Obviously, such social spending without reasonable limits, would lead to erosion of morale. But it will be counterproductive to restrict such after-hours get-togethers too rigidly.

Suppose a vice foreign minister proposes to have an informal face-to-face dialogue with a vice minister of finance or commerce, or the chiefs of staff of the Self-Defense Forces. These days, the proposal will meet a negative response because officials are too nervous about recent wining-and-dining scandals in which bureaucrats entertained each other at the taxpayer’s expense.

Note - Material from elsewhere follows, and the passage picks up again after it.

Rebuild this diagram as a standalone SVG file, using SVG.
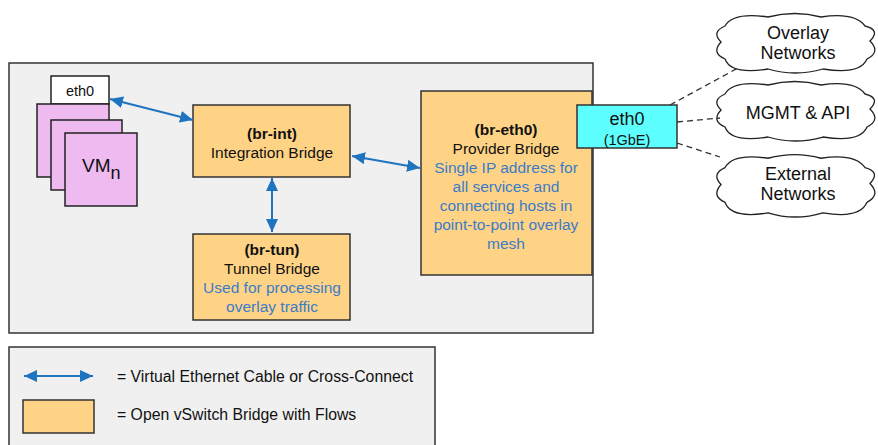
<svg xmlns="http://www.w3.org/2000/svg" width="878" height="445" viewBox="0 0 878 445">
<style>
text{font-family:"Liberation Sans",Arial,sans-serif;fill:#111;}
.c{text-anchor:middle;font-size:15.5px;}
.b{font-weight:bold;}
.blue{fill:#3a7cc8;}
.lg{font-size:15.8px;}
.br{fill:#ffd385;stroke:#333;stroke-width:1.5;}
.vm{fill:#eebaf0;stroke:#222;stroke-width:1.5;}
.conn{fill:none;stroke:#1f74c0;stroke-width:2;marker-start:url(#ah);marker-end:url(#ah);}
.dash{fill:none;stroke:#333;stroke-width:1.3;stroke-dasharray:6,4;}
.cloud{fill:#fff;stroke:#222;stroke-width:1.3;}
</style>
<defs>
<marker id="ah" markerUnits="userSpaceOnUse" markerWidth="14" markerHeight="12" refX="13" refY="6" orient="auto-start-reverse">
<path d="M0,0 L13,6 L0,12 Z" fill="#1f74c0"/>
</marker>
<path id="cloudShape" d="M12,14 Q20,0 55,5 Q82,-2 108,5 Q142,0 152,14 Q168,18 157,29 Q168,40 154,47 Q147,63 110,57 Q82,65 55,57 Q18,63 12,47 Q-2,41 8,30 Q-2,20 12,14 Z"/>
</defs>

<g id="host">
<rect x="9" y="63" width="584" height="270" fill="#f0f0f0" stroke="#333" stroke-width="1.5"/>
</g>

<g id="legend">
<rect x="9" y="347" width="426" height="110" fill="#f0f0f0" stroke="#333" stroke-width="1.5"/>
<path class="conn" d="M24,376 L93,376"/>
<text class="lg" x="117" y="381.5">= Virtual Ethernet Cable or Cross-Connect</text>
<rect class="br" x="23" y="400" width="71" height="33"/>
<text class="lg" x="117" y="419.5">= Open vSwitch Bridge with Flows</text>
</g>

<g id="vms">
<rect x="51" y="76" width="58" height="28" fill="#fff" stroke="#222" stroke-width="1.5"/>
<text class="c" x="80" y="96" style="font-size:14.5px">eth0</text>
<rect class="vm" x="37" y="104" width="72" height="73"/>
<rect class="vm" x="51" y="120" width="71" height="70"/>
<rect class="vm" x="65" y="133" width="72" height="73"/>
<text x="82" y="172" style="font-size:19px">VM<tspan dy="7" style="font-size:18px">n</tspan></text>
</g>

<g id="br-int">
<rect class="br" x="193" y="105" width="157" height="72"/>
<text class="c b" x="272" y="138.5">(br-int)</text>
<text class="c" x="272" y="157.5">Integration Bridge</text>
</g>

<g id="br-tun">
<rect class="br" x="193" y="234" width="157" height="86"/>
<text class="c b" x="272" y="254.5">(br-tun)</text>
<text class="c" x="272" y="273.5">Tunnel Bridge</text>
<text class="c blue" x="272" y="292.5">Used for processing</text>
<text class="c blue" x="272" y="311.5">overlay traffic</text>
</g>

<g id="br-eth0">
<rect class="br" x="421" y="91" width="171" height="184"/>
<text class="c b" x="506" y="134.5">(br-eth0)</text>
<text class="c" x="506" y="153.5">Provider Bridge</text>
<text class="c blue" x="506" y="172.5">Single IP address for</text>
<text class="c blue" x="506" y="191.5">all services and</text>
<text class="c blue" x="506" y="210.5">connecting hosts in</text>
<text class="c blue" x="506" y="229.5">point-to-point overlay</text>
<text class="c blue" x="506" y="248.5">mesh</text>
</g>

<g id="eth0-phys">
<rect x="577" y="105" width="100" height="43" fill="#5effff" stroke="#333" stroke-width="1.5"/>
<text class="c" x="627" y="124.5" style="font-size:18px">eth0</text>
<text class="c" x="627" y="145" style="font-size:14.5px">(1GbE)</text>
</g>

<g id="cloud-overlay">
<use href="#cloudShape" class="cloud" transform="translate(713,12)"/>
<text class="c" x="798" y="38.5" style="font-size:18px">Overlay</text>
<text class="c" x="798" y="58.5" style="font-size:18px">Networks</text>
</g>
<g id="cloud-mgmt">
<use href="#cloudShape" class="cloud" transform="translate(713,80)"/>
<text class="c" x="798" y="118.5" style="font-size:18px">MGMT &amp; API</text>
</g>
<g id="cloud-external">
<use href="#cloudShape" class="cloud" transform="translate(713,153) scale(1,1.05)"/>
<text class="c" x="798" y="179.5" style="font-size:18px">External</text>
<text class="c" x="798" y="199.5" style="font-size:18px">Networks</text>
</g>

<g id="connectors">
<path class="conn" d="M110,99 L193,120"/>
<path class="conn" d="M272,178 L272,232"/>
<path class="conn" d="M352,156 L420,168"/>
<path class="dash" d="M670,105 L738,68"/>
<path class="dash" d="M677,122 L720,118"/>
<path class="dash" d="M677,143 L720,157"/>
</g>
</svg>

Good communication between ranking economic and defense officials is essential for the effective conduct of foreign policy. Some things cannot be handled through formal contacts. If after-hours informal contacts are made impossible, something essential to interpersonal communication will be lost.

Officials in a responsible position should be allowed to mix more freely with other officials. Needless to say, all related expenditures must be fully accounted for, and any spending for private entertainment or personal gains must be strictly prohibited.

If, as a result of the internal reform now under way, the Foreign Ministry bureaucracy puts its house in order in a transparent manner, as it’s expected to, it will go down in history as one of the remarkable reforms of the Heisei Era.